Why can't science predict earthquakes?

Science has given us an early warning system for pretty much every natural disaster there is. Thank you, science. We can predict tornadoes, we can see hurricanes coming, and even volcanoes give us some sense of when they're planning on inundating a few thousand square miles of towns and farmland. But there are two types of disasters scientists still can't predict and behold, both of them are common in California. The first is wildfires — sure, you can estimate the risk based on things like wind speed and how much dry vegetation there is, but you can't predict where and when a spark might turn the whole thing into a roaring inferno.

Scientists also can't predict when and where the next earthquake will be. And it's not that seismologists don't know a lot about why earthquakes happen, it's just that they haven't been able to develop equipment sophisticated enough to give us more than a few seconds' notice. Instead, scientists are forced to use statistics to determine the probability of an earthquake happening in certain places, but that is a pretty imperfect science.

Earthquake aftershocks can go on for years

Most people with a rudimentary understanding of earthquakes know that big earthquakes tend to be followed by smaller earthquakes or aftershocks, which seem specifically designed to nurture PTSD in everyone who lived through the first big quake in the series. If you don't live in California or some other earthquake-prone area, you might have also assumed that aftershocks only happen for a few days or weeks following the major quake, but the truth is that aftershocks can go on for years.

According to the Southern California Earthquake Center, the magnitude 6.7 Northridge quake struck on January 17, 1994, and then spawned more than 13,000 aftershocks over the next three years. And we're not talking about progressively diminishing aftershocks, either — the one that struck on April 26, 1997, more than three years after the initial event, measured a 5.0.

Also, aftershocks can have aftershocks, and can sometimes be foreshocks for other aftershocks, and because the aftershocks can seem to go on forever and ever pretty much everyone who didn't grow some sense and move to Florida — where you only have to worry about hurricanes, alligators, and old people drivers — gets to have regular reminders of the fact that the earth could open up beneath their feet at pretty much any moment. Isn't nature a wonderful place.

What about that earthquake early warning system?

Scientists still can't predict earthquakes, at least not with the kind of advance notice that's really needed for everyone to get to safety. But that doesn't mean California has to remain totally blind to the impending danger.

According to CNN, California plans to implement an early warning system over the entire West Coast, which ideally will alert residents to an impending quake before the shaking actually begins.
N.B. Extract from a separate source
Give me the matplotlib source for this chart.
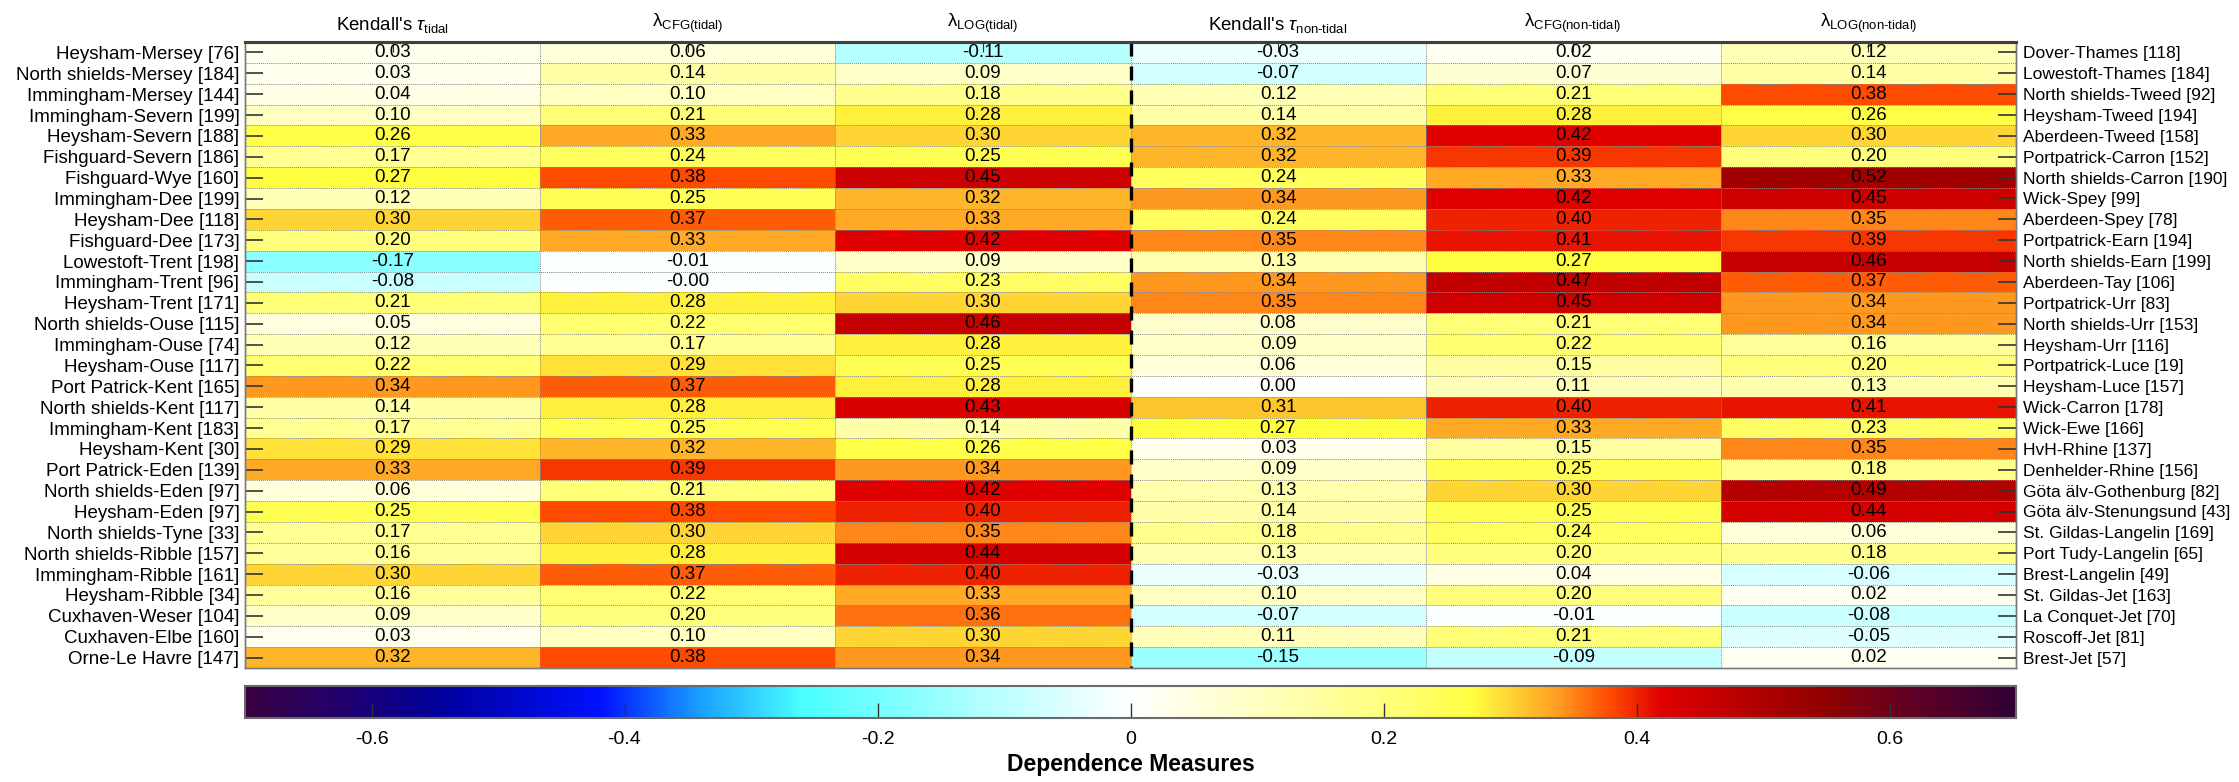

Here's the catch, though: The system is expected to give notice anywhere from seconds before to the moment the shaking begins, which frankly does not sound super useful to the average person. The system works by detecting the energy of the first seismic wave, which doesn't typically cause damage but can provide enough information to help scientists guess at the quake's magnitude. The alerts go out just after that, ideally before the more destructive second wave. The closer you are to the epicenter, though, the less time you'll have and some very close people won't receive an alert at all, so basically, those who need a warning the most won't get one.

The hope, though, is that those few seconds will otherwise be enough time to stop cars from entering tunnels or crossing bridges, for people to exit buildings or take cover under desks, and for trains to slow and taxiing planes to stay on the ground. So that's better than nothing, and at the moment, better than nothing is all we have.